On Binance, margin trading is divided into two main tiers: isolated margin and cross margin. Isolated margin lets you allocate a specific amount of collateral to an individual trading pair. The risk is contained within that position; if liquidation occurs, you only lose the collateral assigned to that pair. Cross margin, on the other hand, uses the entire balance of your margin account as collateral for all open positions. While cross margin can be more capital-efficient, it exposes your entire account to a single liquidation event if the market moves against you.

To begin margin trading on Binance, users must first transfer assets from their spot wallet to their margin wallet. After that, you can borrow assets, such as USDT or BTC, against your collateral. The amount you can borrow depends on the loan-to-value (LTV) ratio set by the exchange. For example, if you have $1,000 in collateral and the maximum LTV is 50%, you can borrow up to $500 in another asset. Interest on borrowed funds is charged daily and varies by the cryptocurrency pair.

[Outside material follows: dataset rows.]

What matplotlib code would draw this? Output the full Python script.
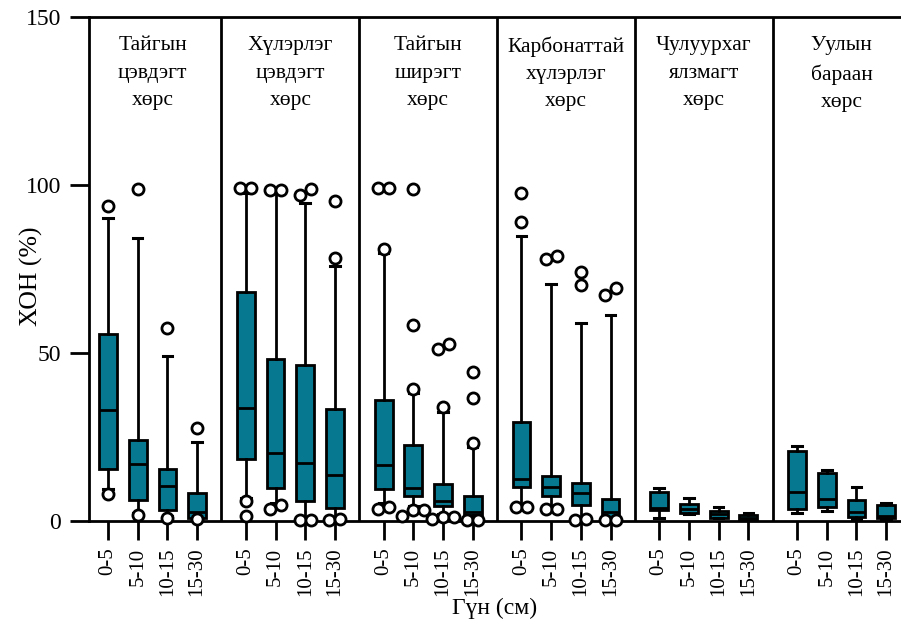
import matplotlib
matplotlib.use("Agg")
import matplotlib.pyplot as plt
import numpy as np

plt.rcParams["font.family"] = ["Liberation Serif", "DejaVu Serif"]

# Soil types (panel titles) and sampling depths
soils = ["Тайгын\nцэвдэгт\nхөрс", "Хүлэрлэг\nцэвдэгт\nхөрс", "Тайгын\nширэгт\nхөрс",
         "Карбонаттай\nхүлэрлэг\nхөрс", "Чулуурхаг\nялзмагт\nхөрс", "Уулын\nбараан\nхөрс"]
depths = ["0-5", "5-10", "10-15", "15-30"]

# Box statistics for each soil type, one value per depth (%)
whishi = [[90.3, 84.1, 49.1, 23.6],
          [97.5, 97.5, 94.7, 75.9],
          [79.7, 38.0, 32.5, 22.0],
          [84.9, 70.4, 58.8, 61.3],
          [9.7, 7.0, 4.3, 2.3],
          [22.3, 15.2, 10.2, 5.5]]
q3 = [[55.6, 24.1, 15.5, 8.2],
      [68.2, 48.1, 46.4, 33.3],
      [36.0, 22.6, 11.0, 7.5],
      [29.6, 13.4, 11.4, 6.7],
      [8.7, 5.1, 3.1, 1.9],
      [20.9, 14.4, 6.4, 4.7]]
med = [[33.0, 17.0, 10.4, 2.8],
       [33.7, 20.3, 17.2, 13.6],
       [16.7, 9.7, 6.0, 2.8],
       [12.4, 10.0, 8.2, 2.6],
       [3.8, 3.6, 2.0, 1.0],
       [8.5, 6.7, 2.8, 1.5]]
q1 = [[15.5, 6.3, 3.3, 1.0],
      [18.5, 9.7, 6.0, 3.8],
      [9.4, 7.4, 4.6, 1.8],
      [10.2, 7.4, 4.8, 1.2],
      [3.3, 2.3, 1.0, 0.3],
      [3.5, 4.1, 1.3, 0.8]]
whislo = [[9.5, 2.5, 1.5, 0.8],
          [7.0, 5.5, 1.0, 0.8],
          [5.5, 4.5, 2.0, 1.0],
          [5.0, 4.5, 1.0, 0.6],
          [1.0, 2.0, 0.8, 0.2],
          [2.3, 3.0, 0.5, 0.3]]
outliers = [[[93.8, 8.0], [98.7, 1.8], [57.3, 1.0], [27.6, 0.5]],
            [[99.0, 99.0, 6.0, 1.6], [98.4, 98.4, 4.7, 3.5], [98.7, 97.0, 0.3, 0.3], [95.2, 78.4, 0.2, 0.6]],
            [[99.2, 99.2, 81.0, 3.5, 4.1], [98.7, 58.3, 39.4, 1.5, 3.3, 3.3], [52.7, 51.1, 33.9, 0.7, 1.3, 1.3], [44.2, 36.7, 23.3, 0.3, 0.3]],
            [[97.7, 88.9, 4.1, 4.1], [78.9, 77.9, 3.5, 3.5], [74.2, 70.2, 0.2, 0.6], [69.3, 67.3, 0.3, 0.3]],
            [[], [], [], []],
            [[], [], [], []]]

BOX_COLOR = "#06788f"
GROUP_STEP = 4.64      # distance between first boxes of neighbouring soil groups
n_depth = len(depths)

fig = plt.figure(figsize=(9.01, 6.27), dpi=100)
ax = fig.add_axes([0.0988, 0.169, 0.9012, 0.804])

stats, positions = [], []
for g in range(len(soils)):
    for i in range(n_depth):
        stats.append(dict(med=med[g][i], q1=q1[g][i], q3=q3[g][i],
                          whislo=whislo[g][i], whishi=whishi[g][i], fliers=[]))
        positions.append(g * GROUP_STEP + i)

ax.bxp(stats, positions=positions, widths=0.6, patch_artist=True, showfliers=False,
       boxprops=dict(facecolor=BOX_COLOR, edgecolor="black", linewidth=2.0),
       medianprops=dict(color="black", linewidth=2.0),
       whiskerprops=dict(color="black", linewidth=2.0),
       capprops=dict(color="black", linewidth=2.2), capwidths=0.32)


def dodge(values, gap=3.2, step=0.37):
    """Spread outliers sideways when their circles would overlap."""
    clusters = []
    for v in sorted(values):
        if clusters and v - clusters[-1][-1] < gap:
            clusters[-1].append(v)
        else:
            clusters.append([v])
    out_v, out_o = [], []
    for c in clusters:
        n = len(c)
        for k, v in enumerate(c):
            out_v.append(v)
            out_o.append((k - (n - 1) / 2) * step)
    return out_v, out_o


for g in range(len(soils)):
    for i in range(n_depth):
        vals, offs = dodge(outliers[g][i])
        if vals:
            x = g * GROUP_STEP + i + np.array(offs)
            ax.plot(x, vals, "o", ms=8, mfc="white", mec="black", mew=2.0, zorder=4,
                    clip_on=False)

# Panel separators and titles
for g in range(len(soils)):
    if g < len(soils) - 1:
        ax.axvline(g * GROUP_STEP + 3 + (GROUP_STEP - 3) / 2, color="black", lw=2.0)
    ax.text(g * GROUP_STEP + 1.5, 144.2, soils[g], ha="center", va="top",
            fontsize=15.5, linespacing=1.58)

ax.set_xlim(-0.64, 26.7)
ax.set_ylim(0, 150)
ax.set_yticks([0, 50, 100, 150])
ax.set_xticks(positions)
ax.set_xticklabels(depths * len(soils), rotation=90)
ax.tick_params(axis="both", length=14, width=2.0, labelsize=15, pad=5)
ax.tick_params(axis="y", labelsize=17, pad=6)
for side in ("left", "bottom", "top"):
    ax.spines[side].set_linewidth(2.0)
ax.spines["right"].set_visible(False)

fig.text(31 / 901, 1 - 276 / 627, "ХОН (%)", rotation=90, ha="center", va="center",
         fontsize=18.5)
fig.text(495 / 901, 1 - 608 / 627, "Гүн (см)", ha="center", va="center", fontsize=17)

fig.savefig("out.png", dpi=100)
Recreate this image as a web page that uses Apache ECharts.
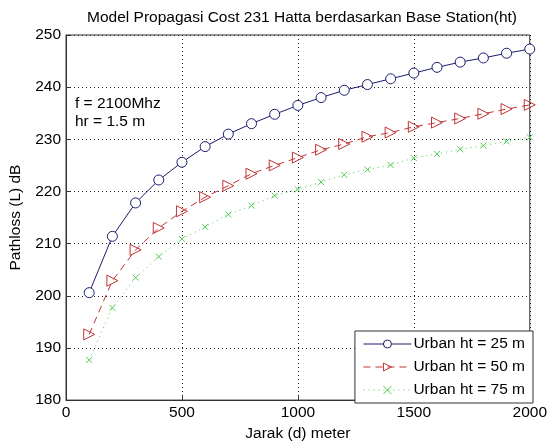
<!DOCTYPE html>
<html>
<head>
<meta charset="utf-8">
<script src="https://cdn.jsdelivr.net/npm/echarts@6/dist/echarts.min.js"></script>
<style>
  html, body { margin: 0; padding: 0; background: #fff; }
  #chart { width: 550px; height: 447px; }
</style>
</head>
<body>
<div id="chart"></div>
<script>
const distances = [100, 200, 300, 400, 500, 600, 700, 800, 900, 1000,
  1100, 1200, 1300, 1400, 1500, 1600, 1700, 1800, 1900, 2000];

const urban25 = [200.6, 211.4, 217.8, 222.2, 225.6, 228.6, 231.0, 233.0, 234.8, 236.5,
  238.0, 239.4, 240.5, 241.6, 242.7, 243.8, 244.8, 245.6, 246.5, 247.3];
const urban50 = [192.6, 202.9, 208.8, 213.0, 216.2, 218.9, 221.1, 223.4, 225.0, 226.5,
  228.0, 229.1, 230.5, 231.3, 232.4, 233.2, 234.0, 234.9, 235.8, 236.6];
const urban75 = [187.7, 197.7, 203.5, 207.5, 210.9, 213.2, 215.6, 217.3, 219.2, 220.4,
  221.8, 223.2, 224.2, 225.1, 226.4, 227.2, 228.1, 228.8, 229.6, 230.4];

const seriesNames = ["Urban ht = 25 m", "Urban ht = 50 m", "Urban ht = 75 m"];

// matlab-ish narrow, tall text
const font = "'Liberation Sans Narrow', 'Arial Narrow', 'Liberation Sans', sans-serif";
const fontSize = 15.5;
const crossPath = "path://M0,0L10,10M10,0L0,10";

function pairs(values) {
  return values.map((v, i) => [distances[i], v]);
}

const chart = echarts.init(document.getElementById("chart"), null, { renderer: "canvas" });

const gridLine = { show: true, lineStyle: { color: "#222", type: [1, 3], width: 1 } };

chart.setOption({
  animation: false,
  backgroundColor: "#fff",
  textStyle: { fontFamily: font },
  title: {
    text: "Model Propagasi Cost 231 Hatta berdasarkan Base Station(ht)",
    left: 297,
    textAlign: "center",
    top: 5,
    textStyle: { fontFamily: font, fontSize: fontSize, fontWeight: "normal", color: "#000" }
  },
  grid: {
    left: 66, right: 17, top: 35, bottom: 44,
    show: true, borderColor: "#333", borderWidth: 1, backgroundColor: "#fff"
  },
  legend: {
    orient: "vertical",
    right: 17,
    bottom: 44,
    backgroundColor: "#fff",
    borderColor: "#333",
    borderWidth: 1,
    borderRadius: 0,
    padding: [5, 8, 5, 8],
    itemGap: 7,
    itemWidth: 48,
    itemHeight: 10,
    lineStyle: { width: 1 },
    itemStyle: { borderWidth: 1 },
    textStyle: { fontFamily: font, fontSize: fontSize, color: "#000", padding: [0, 0, 0, -3] },
    data: seriesNames
  },
  graphic: [
    {
      type: "text",
      left: 75,
      top: 95,
      style: {
        text: "f = 2100Mhz\nhr = 1.5 m",
        font: fontSize + "px " + font,
        fill: "#000",
        lineHeight: 18
      }
    }
  ],
  xAxis: {
    type: "value",
    min: 0,
    max: 2000,
    interval: 500,
    name: "Jarak (d) meter",
    nameLocation: "middle",
    nameGap: 25,
    nameTextStyle: { fontFamily: font, fontSize: fontSize, color: "#000" },
    axisLine: { show: true, lineStyle: { color: "#333" } },
    axisTick: { show: true, inside: true, length: 4, lineStyle: { color: "#333" } },
    axisLabel: {
      fontFamily: font, fontSize: fontSize, color: "#000", margin: 5,
      formatter: (value) => String(value)
    },
    splitLine: gridLine
  },
  yAxis: {
    type: "value",
    min: 180,
    max: 250,
    interval: 10,
    name: "Pathloss (L) dB",
    nameLocation: "middle",
    nameGap: 42,
    nameTextStyle: { fontFamily: font, fontSize: fontSize, color: "#000" },
    axisLine: { show: true, lineStyle: { color: "#333" } },
    axisTick: { show: true, inside: true, length: 4, lineStyle: { color: "#333" } },
    axisLabel: { fontFamily: font, fontSize: fontSize, color: "#000", margin: 5 },
    splitLine: gridLine
  },
  series: [
    {
      name: seriesNames[0],
      type: "line",
      data: pairs(urban25),
      symbol: "circle",
      symbolSize: 10,
      showSymbol: true,
      lineStyle: { color: "#1c1c6e", width: 1 },
      itemStyle: { color: "#fff", borderColor: "#1c1c6e", borderWidth: 1 }
    },
    {
      name: seriesNames[1],
      type: "line",
      data: pairs(urban50),
      symbol: "triangle",
      symbolRotate: -90,
      symbolSize: 11,
      lineStyle: { color: "#c03535", width: 1, type: [7, 5] },
      itemStyle: { color: "rgba(255,255,255,0)", borderColor: "#c03535", borderWidth: 1 }
    },
    {
      name: seriesNames[2],
      type: "line",
      data: pairs(urban75),
      symbol: crossPath,
      symbolSize: 6,
      lineStyle: { color: "#55cc55", width: 1, type: [1, 4] },
      itemStyle: { color: "rgba(255,255,255,0)", borderColor: "#55cc55", borderWidth: 1 }
    }
  ]
});
</script>
</body>
</html>
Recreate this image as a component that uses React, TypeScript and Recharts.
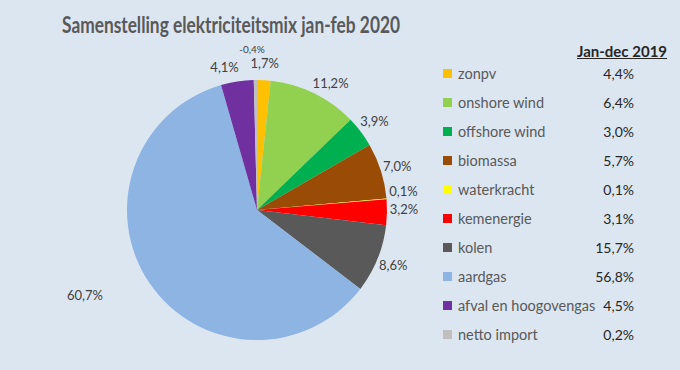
import React from "react";
import { PieChart, Pie, Cell } from "recharts";

const categories = [
  "zonpv",
  "onshore wind",
  "offshore wind",
  "biomassa",
  "waterkracht",
  "kernenergie",
  "kolen",
  "aardgas",
  "afval en hoogovengas",
  "netto import",
];
const legendLabels = [
  "zonpv",
  "onshore wind",
  "offshore wind",
  "biomassa",
  "waterkracht",
  "kemenergie",
  "kolen",
  "aardgas",
  "afval en hoogovengas",
  "netto import",
];
const share2020 = [1.7, 11.2, 3.9, 7.0, 0.1, 3.2, 8.6, 60.7, 4.1, -0.4];
const share2019 = [4.4, 6.4, 3.0, 5.7, 0.1, 3.1, 15.7, 56.8, 4.5, 0.2];
const COLORS = [
  "#ffc000",
  "#92d050",
  "#00b050",
  "#9a4c06",
  "#ffff00",
  "#ff0000",
  "#595959",
  "#8eb4e3",
  "#7030a0",
  "#bfbfbf",
];

const BG = "#dce6f1";
const FONT = "Lato, 'Open Sans', sans-serif";
const fmt = (v: number) => v.toFixed(1).replace(".", ",") + "%";

const data = categories.map((name, i) => ({
  name,
  value: Math.abs(share2020[i]),
  raw: share2020[i],
}));

const RAD = Math.PI / 180;
// Excel's "best fit" nudges a few labels off the slice's mid angle
const ANGLE_NUDGE: Record<number, number> = { 1: -4, 7: -8, 8: 4 };
const Y_NUDGE: Record<number, number> = { 4: -6, 5: -4 };

function renderLabel(props: any) {
  const { cx, cy, midAngle, outerRadius, payload, index } = props;
  const raw = payload?.raw ?? share2020[index];
  const neg = raw < 0;
  const big = Math.abs(raw) > 30;
  const r = outerRadius + (big ? 62 : neg ? 31 : 17);
  const angle = midAngle + (ANGLE_NUDGE[index] ?? 0);
  const x = cx + r * Math.cos(-angle * RAD) - (neg ? 3 : 0);
  const y = cy + r * Math.sin(-angle * RAD) + (Y_NUDGE[index] ?? 0);
  return (
    <text
      x={x}
      y={y}
      textAnchor="middle"
      dominantBaseline="central"
      fill="#404040"
      fontSize={neg ? 10 : 13}
      fontFamily={FONT}
    >
      {fmt(raw)}
    </text>
  );
}

export default function App() {
  return (
    <div
      style={{
        position: "fixed",
        left: 0,
        top: 0,
        width: 680,
        height: 370,
        background: BG,
        fontFamily: FONT,
        overflow: "hidden",
      }}
    >
      <svg width={680} height={50} style={{ position: "absolute", left: 0, top: 0 }}>
        <text
          x={62}
          y={33}
          fontSize={23}
          fontWeight={700}
          fill="#595959"
          fontFamily={FONT}
          textLength={338}
          lengthAdjust="spacingAndGlyphs"
        >
          Samenstelling elektriciteitsmix jan-feb 2020
        </text>
      </svg>
      <div style={{ position: "absolute", left: 0, top: 0 }}>
        <PieChart width={440} height={370}>
          <Pie
            data={data}
            dataKey="value"
            nameKey="name"
            cx={252}
            cy={205}
            outerRadius={130}
            startAngle={90}
            endAngle={-270}
            stroke="none"
            label={renderLabel}
            labelLine={false}
            isAnimationActive={false}
          >
            {data.map((_, i) => (
              <Cell key={i} fill={COLORS[i]} />
            ))}
          </Pie>
        </PieChart>
      </div>
      <div
        style={{
          position: "absolute",
          left: 577,
          top: 42,
          fontSize: 15,
          fontWeight: 700,
          color: "#262626",
          textDecoration: "underline",
          whiteSpace: "nowrap",
        }}
      >
        Jan-dec 2019
      </div>
      {legendLabels.map((label, i) => (
        <div
          key={label}
          style={{
            position: "absolute",
            left: 443,
            top: 63 + i * 29,
            width: 200,
            height: 20,
            display: "flex",
            alignItems: "center",
            whiteSpace: "nowrap",
          }}
        >
          <span
            style={{
              display: "inline-block",
              width: 9,
              height: 9,
              background: COLORS[i],
              marginRight: 6,
            }}
          />
          <span style={{ fontSize: 14.5, color: "#595959" }}>{label}</span>
          <span
            style={{
              position: "absolute",
              right: 9,
              fontSize: 14,
              color: "#262626",
            }}
          >
            {fmt(share2019[i])}
          </span>
        </div>
      ))}
    </div>
  );
}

Leverage is a critical concept in Binance margin trading. Common leverage options range from 2x to 10x, but higher leverage can increase the liquidation price. For instance, a 5x leverage on a $100 position gives you a $500 buying power, but a 20% drop in the asset’s price could trigger a margin call and liquidation. Traders must set stop-loss orders closely to manage this risk.

Another advantage of Binance margin trading is the ability to short sell. If you anticipate a price decline, you can borrow a cryptocurrency, sell it at the current price, and later buy it back at a lower price to return the loan. This strategy requires a deep understanding of market trends and technical analysis.

Practical steps for responsible margin trading include: always calculate your liquidation price before entering a trade, use isolated margin to limit risk on volatile pairs, and avoid over-leveraging—especially during periods of high market volatility. It is also wise to monitor funding rates and interest costs, as they can eat into profits over time.

In summary, Binance margin trading is a powerful tool for experienced traders looking to maximize returns, but it demands discipline, risk management, and continuous market monitoring. Beginners should start with small amounts and low leverage, gradually scaling up as they gain confidence and understanding of the platform’s mechanics. Always remember that while leverage can multiply gains, it can equally multiply losses—sometimes to zero.